From the entries below, reproduce exactly the lines from the one with "Recreate this image" through the one with "first_angle = shares[0] / sum(shares) * 360", both included, without images.

• **Entries**:

— Begin —

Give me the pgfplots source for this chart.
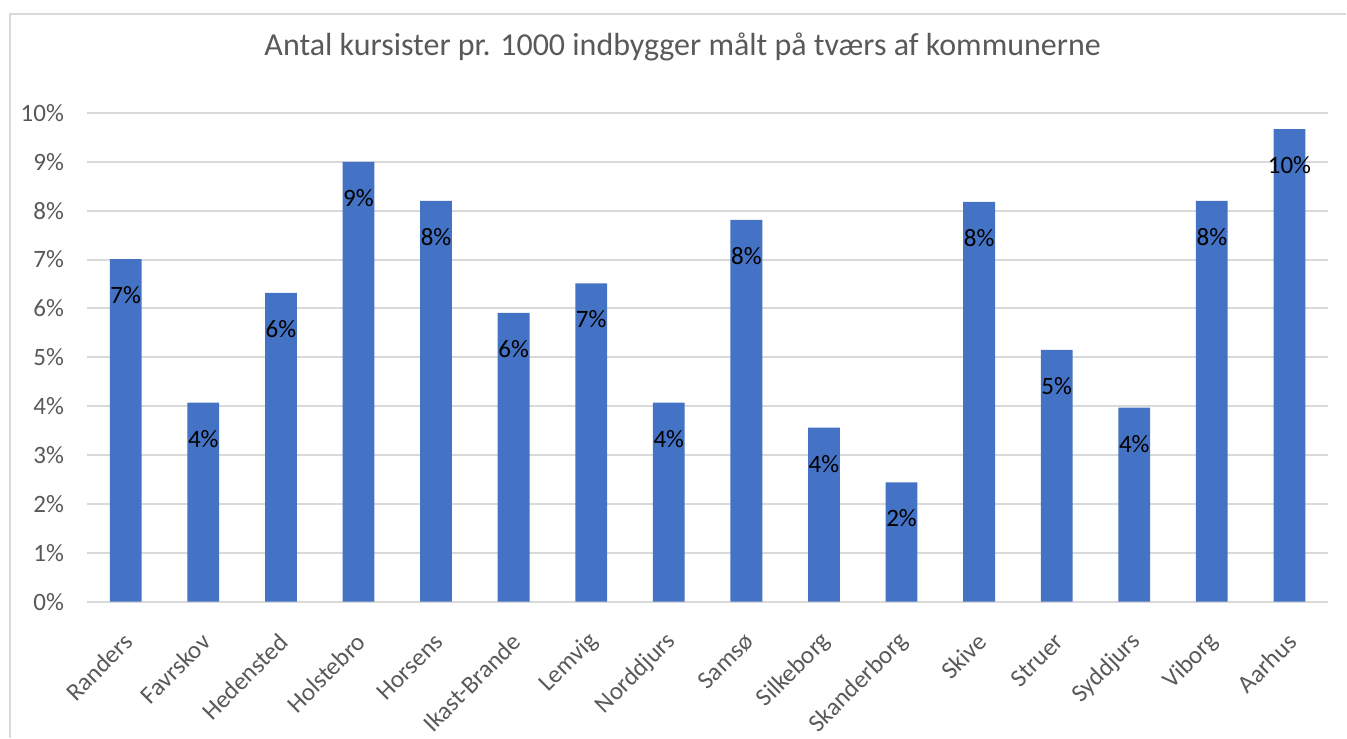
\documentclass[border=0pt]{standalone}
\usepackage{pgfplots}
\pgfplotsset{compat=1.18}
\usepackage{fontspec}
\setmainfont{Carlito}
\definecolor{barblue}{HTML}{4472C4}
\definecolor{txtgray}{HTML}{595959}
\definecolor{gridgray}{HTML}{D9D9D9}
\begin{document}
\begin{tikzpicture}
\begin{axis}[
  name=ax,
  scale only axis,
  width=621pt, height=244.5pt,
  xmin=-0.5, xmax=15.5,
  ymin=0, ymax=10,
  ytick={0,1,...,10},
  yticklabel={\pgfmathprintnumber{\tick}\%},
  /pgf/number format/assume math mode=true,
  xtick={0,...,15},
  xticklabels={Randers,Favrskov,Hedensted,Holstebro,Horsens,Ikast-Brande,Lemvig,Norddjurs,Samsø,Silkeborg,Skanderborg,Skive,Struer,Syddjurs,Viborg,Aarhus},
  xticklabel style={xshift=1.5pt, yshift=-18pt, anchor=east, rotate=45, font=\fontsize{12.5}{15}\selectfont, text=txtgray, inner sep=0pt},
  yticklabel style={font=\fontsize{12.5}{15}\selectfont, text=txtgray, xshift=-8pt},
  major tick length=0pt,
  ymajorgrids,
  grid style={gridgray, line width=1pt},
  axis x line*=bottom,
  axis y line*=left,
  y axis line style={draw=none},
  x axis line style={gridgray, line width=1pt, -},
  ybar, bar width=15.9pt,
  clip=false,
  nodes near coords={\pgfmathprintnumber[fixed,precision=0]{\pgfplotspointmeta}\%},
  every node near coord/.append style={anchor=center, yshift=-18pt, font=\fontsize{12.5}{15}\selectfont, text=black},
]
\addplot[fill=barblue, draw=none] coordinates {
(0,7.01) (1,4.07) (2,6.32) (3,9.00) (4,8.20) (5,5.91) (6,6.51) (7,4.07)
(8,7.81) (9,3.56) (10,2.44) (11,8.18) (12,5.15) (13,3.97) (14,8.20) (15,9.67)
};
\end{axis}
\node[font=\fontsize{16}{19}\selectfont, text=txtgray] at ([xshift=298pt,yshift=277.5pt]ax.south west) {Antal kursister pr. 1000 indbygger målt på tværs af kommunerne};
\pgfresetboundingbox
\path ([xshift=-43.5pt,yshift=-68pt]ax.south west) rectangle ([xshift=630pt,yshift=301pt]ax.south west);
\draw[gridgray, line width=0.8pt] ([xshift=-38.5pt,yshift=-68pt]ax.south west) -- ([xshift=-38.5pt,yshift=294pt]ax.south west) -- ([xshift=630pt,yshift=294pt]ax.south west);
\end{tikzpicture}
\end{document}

— End —
— Begin —

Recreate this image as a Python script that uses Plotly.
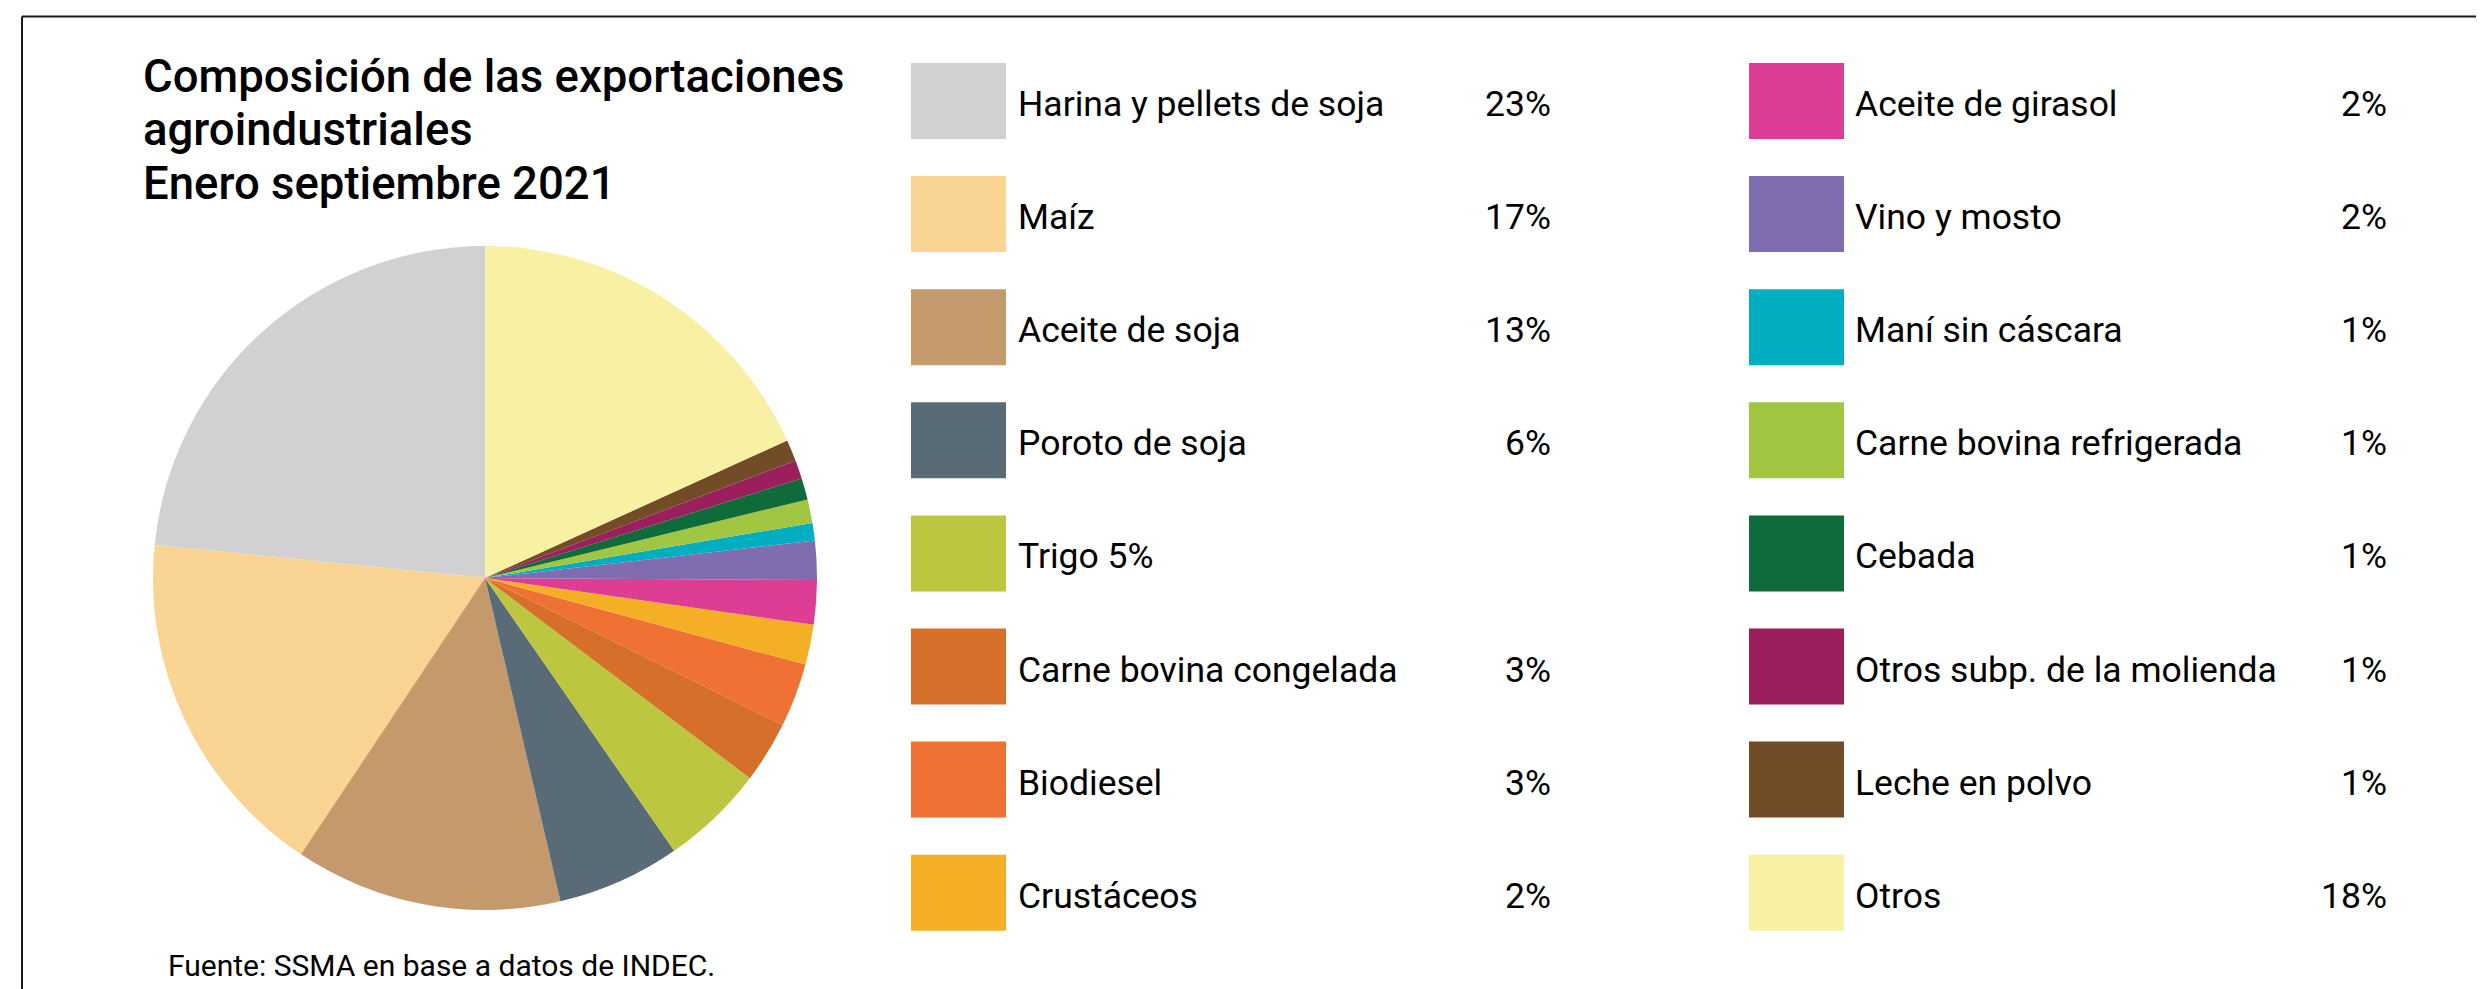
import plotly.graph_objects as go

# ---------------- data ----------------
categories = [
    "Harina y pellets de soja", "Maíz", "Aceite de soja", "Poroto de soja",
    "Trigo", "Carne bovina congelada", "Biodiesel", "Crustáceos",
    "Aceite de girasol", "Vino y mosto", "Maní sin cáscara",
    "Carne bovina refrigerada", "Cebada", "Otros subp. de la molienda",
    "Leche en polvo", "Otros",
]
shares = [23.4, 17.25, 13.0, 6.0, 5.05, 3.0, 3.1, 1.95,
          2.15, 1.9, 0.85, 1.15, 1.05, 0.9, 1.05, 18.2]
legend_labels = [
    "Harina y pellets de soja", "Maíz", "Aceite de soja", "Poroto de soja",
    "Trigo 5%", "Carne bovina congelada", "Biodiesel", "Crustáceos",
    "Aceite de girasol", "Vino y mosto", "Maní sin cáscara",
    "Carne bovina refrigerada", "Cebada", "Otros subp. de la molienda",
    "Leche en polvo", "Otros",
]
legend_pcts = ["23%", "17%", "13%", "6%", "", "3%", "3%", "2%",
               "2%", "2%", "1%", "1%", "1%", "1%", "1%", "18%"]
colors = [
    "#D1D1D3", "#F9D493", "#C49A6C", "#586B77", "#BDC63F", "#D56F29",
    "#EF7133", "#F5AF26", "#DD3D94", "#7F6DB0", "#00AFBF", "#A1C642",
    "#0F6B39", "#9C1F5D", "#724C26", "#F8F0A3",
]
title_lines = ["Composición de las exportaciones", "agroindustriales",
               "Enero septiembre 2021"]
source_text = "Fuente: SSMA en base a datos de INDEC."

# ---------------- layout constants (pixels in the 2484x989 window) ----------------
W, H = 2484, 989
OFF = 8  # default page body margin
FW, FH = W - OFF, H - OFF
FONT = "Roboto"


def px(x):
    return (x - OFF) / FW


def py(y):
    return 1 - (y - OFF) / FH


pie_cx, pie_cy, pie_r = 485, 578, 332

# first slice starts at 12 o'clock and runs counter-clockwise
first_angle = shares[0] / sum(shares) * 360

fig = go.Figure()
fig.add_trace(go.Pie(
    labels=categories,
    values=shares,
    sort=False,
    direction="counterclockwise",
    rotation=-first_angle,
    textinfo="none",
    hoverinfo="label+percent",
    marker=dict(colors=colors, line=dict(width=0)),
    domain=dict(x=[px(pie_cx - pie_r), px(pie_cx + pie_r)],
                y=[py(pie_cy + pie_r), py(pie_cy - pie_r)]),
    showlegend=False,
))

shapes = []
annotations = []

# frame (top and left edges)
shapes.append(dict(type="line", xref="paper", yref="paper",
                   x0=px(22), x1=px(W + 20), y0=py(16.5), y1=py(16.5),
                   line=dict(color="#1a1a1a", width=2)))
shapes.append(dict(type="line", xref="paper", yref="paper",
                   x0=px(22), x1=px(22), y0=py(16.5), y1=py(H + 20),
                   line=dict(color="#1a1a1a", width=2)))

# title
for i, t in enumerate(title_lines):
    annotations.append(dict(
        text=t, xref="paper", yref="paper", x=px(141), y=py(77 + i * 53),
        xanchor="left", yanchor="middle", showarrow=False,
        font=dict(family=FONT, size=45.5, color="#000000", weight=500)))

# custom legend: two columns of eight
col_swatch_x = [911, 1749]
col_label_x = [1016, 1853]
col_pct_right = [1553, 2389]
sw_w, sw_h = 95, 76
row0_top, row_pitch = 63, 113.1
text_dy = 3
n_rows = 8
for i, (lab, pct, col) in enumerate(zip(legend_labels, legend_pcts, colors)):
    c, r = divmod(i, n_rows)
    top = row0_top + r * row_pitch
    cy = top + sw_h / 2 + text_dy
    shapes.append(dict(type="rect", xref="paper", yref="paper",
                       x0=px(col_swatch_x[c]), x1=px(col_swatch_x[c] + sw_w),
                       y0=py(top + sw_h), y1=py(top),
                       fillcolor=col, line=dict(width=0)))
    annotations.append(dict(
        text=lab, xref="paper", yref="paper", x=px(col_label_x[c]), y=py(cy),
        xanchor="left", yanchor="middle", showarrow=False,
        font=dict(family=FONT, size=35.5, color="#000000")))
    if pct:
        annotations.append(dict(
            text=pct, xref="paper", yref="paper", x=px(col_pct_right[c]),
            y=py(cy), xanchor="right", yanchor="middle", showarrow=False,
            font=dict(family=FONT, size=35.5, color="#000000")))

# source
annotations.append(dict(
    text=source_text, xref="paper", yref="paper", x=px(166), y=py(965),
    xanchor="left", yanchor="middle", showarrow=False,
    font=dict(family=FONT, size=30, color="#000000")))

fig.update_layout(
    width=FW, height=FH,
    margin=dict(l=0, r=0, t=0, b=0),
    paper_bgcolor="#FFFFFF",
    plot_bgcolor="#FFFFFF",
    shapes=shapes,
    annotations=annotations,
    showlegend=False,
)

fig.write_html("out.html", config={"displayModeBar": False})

— End —

• **Finished answer**:
Recreate this image as a Python script that uses Plotly.
import plotly.graph_objects as go

# ---------------- data ----------------
categories = [
    "Harina y pellets de soja", "Maíz", "Aceite de soja", "Poroto de soja",
    "Trigo", "Carne bovina congelada", "Biodiesel", "Crustáceos",
    "Aceite de girasol", "Vino y mosto", "Maní sin cáscara",
    "Carne bovina refrigerada", "Cebada", "Otros subp. de la molienda",
    "Leche en polvo", "Otros",
]
shares = [23.4, 17.25, 13.0, 6.0, 5.05, 3.0, 3.1, 1.95,
          2.15, 1.9, 0.85, 1.15, 1.05, 0.9, 1.05, 18.2]
legend_labels = [
    "Harina y pellets de soja", "Maíz", "Aceite de soja", "Poroto de soja",
    "Trigo 5%", "Carne bovina congelada", "Biodiesel", "Crustáceos",
    "Aceite de girasol", "Vino y mosto", "Maní sin cáscara",
    "Carne bovina refrigerada", "Cebada", "Otros subp. de la molienda",
    "Leche en polvo", "Otros",
]
legend_pcts = ["23%", "17%", "13%", "6%", "", "3%", "3%", "2%",
               "2%", "2%", "1%", "1%", "1%", "1%", "1%", "18%"]
colors = [
    "#D1D1D3", "#F9D493", "#C49A6C", "#586B77", "#BDC63F", "#D56F29",
    "#EF7133", "#F5AF26", "#DD3D94", "#7F6DB0", "#00AFBF", "#A1C642",
    "#0F6B39", "#9C1F5D", "#724C26", "#F8F0A3",
]
title_lines = ["Composición de las exportaciones", "agroindustriales",
               "Enero septiembre 2021"]
source_text = "Fuente: SSMA en base a datos de INDEC."

# ---------------- layout constants (pixels in the 2484x989 window) ----------------
W, H = 2484, 989
OFF = 8  # default page body margin
FW, FH = W - OFF, H - OFF
FONT = "Roboto"


def px(x):
    return (x - OFF) / FW


def py(y):
    return 1 - (y - OFF) / FH


pie_cx, pie_cy, pie_r = 485, 578, 332

# first slice starts at 12 o'clock and runs counter-clockwise
first_angle = shares[0] / sum(shares) * 360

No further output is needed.